Deciding on both your wedding rings and engagement ring can be a daunting and time consuming task with many technical and personal aspects to take into consideration. To help you, we have put together some basic information that we recommend keeping in mind when making the important choice. After all, diamonds are forever!
The 4 Cs
There are four main characteristics to consider when you are looking to purchase a diamond, these being, cut, clarity, colour and carat. The cut of a diamond defines how well the diamond reflects and absorbs the light – it does not refer to the shape of the stone. Clarity means the amount or type of inclusions that are present in the diamond. When a diamond is examined under 10x magnification and has fewer flaws, it will receive a higher grade. The colour of a diamond gets rated on a scale of D to Z, with D having completely no colour and Z being more obviously yellow. Diamonds rated D to F are the most sought after and also the most expensive. Carat refers to how heavy the diamond is, the more carats, often the larger the stone is.
HG Tip: Make sure if you're buying a solid diamond, that you ask for it be taken out of the setting as the claws are a classic place to hide flaws. Also ask if possible to view it in natural light as the light in a jewellery store is made to enhance the sparkle and colour of the diamond.
With an array of diamond shapes such as, emerald, asscher and radiant, choosing the right shape of stone can be an overwhelming decision. A round diamond is the most classic and is popular due to its 58 facets, which maximise its sparkle. We recommend doing thorough research on different shapes, visit stores as well as look online to discover which shapes you like and what would suit you best. A ring that has a well-shaped diamond will enhance its overall beauty and worth.
Should Mine Match His?
It is entirely up to you whether or not your wedding ring matches your partner's. Some couples opt for similar rings while others go for the complete opposite. Whichever you choose, there are various customisations that you can make to your rings to make them more similar, should you choose to. You could consider having your names, wedding date or even the special place that you were married engraved on the inside of your rings. Or, for subtle personalisation, you could add each other’s birthstones to the inside of your rings.
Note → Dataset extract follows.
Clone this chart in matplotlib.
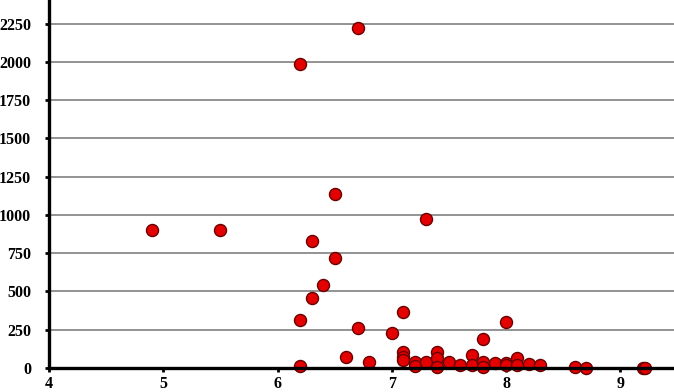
import matplotlib
matplotlib.use("Agg")
import matplotlib.pyplot as plt

# values
x_vals = [4.9, 5.5, 6.2, 6.7, 6.5, 7.3, 6.3, 6.5, 6.4, 6.3,
          6.2, 6.7, 7.0, 7.1, 8.0, 7.8, 6.6, 6.8, 6.2,
          7.1, 7.1, 7.1, 7.2, 7.2, 7.3, 7.4, 7.4, 7.4, 7.5, 7.6,
          7.7, 7.7, 7.8, 7.8, 7.9, 8.0, 8.0, 8.1, 8.1, 8.2, 8.3,
          8.6, 8.7, 9.2, 9.22]
y_vals = [900, 905, 1985, 2225, 1140, 975, 830, 720, 542, 457,
          314, 262, 230, 366, 300, 190, 72, 40, 13,
          105, 75, 52, 40, 13, 40, 105, 65, 7, 40, 22,
          85, 20, 40, 7, 30, 33, 18, 68, 20, 26, 20,
          7, 2, 3, 2]
y_ticks = [0, 250, 500, 750, 1000, 1250, 1500, 1750, 2000, 2250]
x_ticks = [4, 5, 6, 7, 8, 9]

fig = plt.figure(figsize=(6.74, 3.92), dpi=100)
ax = fig.add_axes([49 / 674, 24 / 392, 1 - 49 / 674, 1 - 24 / 392])

ax.scatter(x_vals, y_vals, s=75, color="#e30000", edgecolor="#6a0000",
           linewidth=1.0, zorder=3, clip_on=False)

ax.set_xlim(4, 9.47)
ax.set_ylim(0, 2405)
ax.set_xticks(x_ticks)
ax.set_yticks(y_ticks)
ax.yaxis.grid(True, color="#8a8a8a", lw=1.3)
ax.set_axisbelow(True)

for side in ["top", "right"]:
    ax.spines[side].set_visible(False)
for side in ["left", "bottom"]:
    ax.spines[side].set_linewidth(2.4)
    ax.spines[side].set_zorder(4)

ax.tick_params(axis="both", direction="out", length=3, width=2, color="black")
ax.tick_params(axis="y", pad=10)
ax.tick_params(axis="x", pad=2.5)
for lbl in ax.get_xticklabels() + ax.get_yticklabels():
    lbl.set_fontfamily("Liberation Serif")
    lbl.set_fontweight("bold")
    lbl.set_fontsize(11.5)

fig.savefig("out.png", dpi=100)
Engagement and wedding rings can largely vary in price so it is always important to have a budget in mind. Traditionally, people are willing to spend two to three month's salary on an engagement ring. Although, the key is to decide on a budget that you and your partner are comfortable with and can afford.
Wedding rings will usually be anywhere from a few hundred up depending on how elaborate the wedding ring is and if it was part of a set with the engagement ring - remember marquise and halo rings may look incredible alone but adding a wedding bandmeans custmoising a wedding band to fit under or around the shape of the engagement ring. This is becoming more popular with the advent of such shaped rings but it will add to the budget of your complementary wedding band.
Remember the Long Term
While it is important to have an engagement and wedding ring that you love, it is necessary to also think about the long-term factors. If you decide on a ring that is more fashionable, with a coloured stone or unique shape, remember that it is going to be with you for the rest of your life and could look dated in years to come. When thinking long-term it is also important to remember to not skimp on the quality of your ring, quality workmanship is essential to ensure your ring lasts for the years to come.
Choosing for her
For the person proposing, it's generally quite a daunting task if she doesn't have input into the design.
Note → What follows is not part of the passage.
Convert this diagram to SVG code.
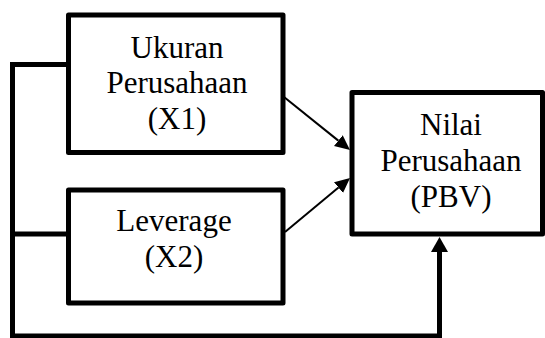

It's becoming increasingly popular to purchase the diamond in a temporary setting for permanent setting into a design of her choice at a later date.
Alternatively, short of her circling jewellery brochures and stratetgically leaving them out for you, she may be ahead of you with her design choices having pinned an array of examples to keep you on track.
Something to keep in mind is her hobbies or line of work - if she's working with her hands or climbing mountains, a giant rock isn't going to be appropriate, similarly so if she works from home or is a stay at home mother who uses her hands all day everyday because we've heard so many tales of brides reaching into a cupboard and coming out withou the diamond.
Something else to think about is her preference for metals and gems - maybe she's not a diamond girl, perhaps she'd prefer a sultry ruby or forest green emerald. Similarly, take a look at the jewelery she currently wears, is it all gold? silver? - this will help you to work it out.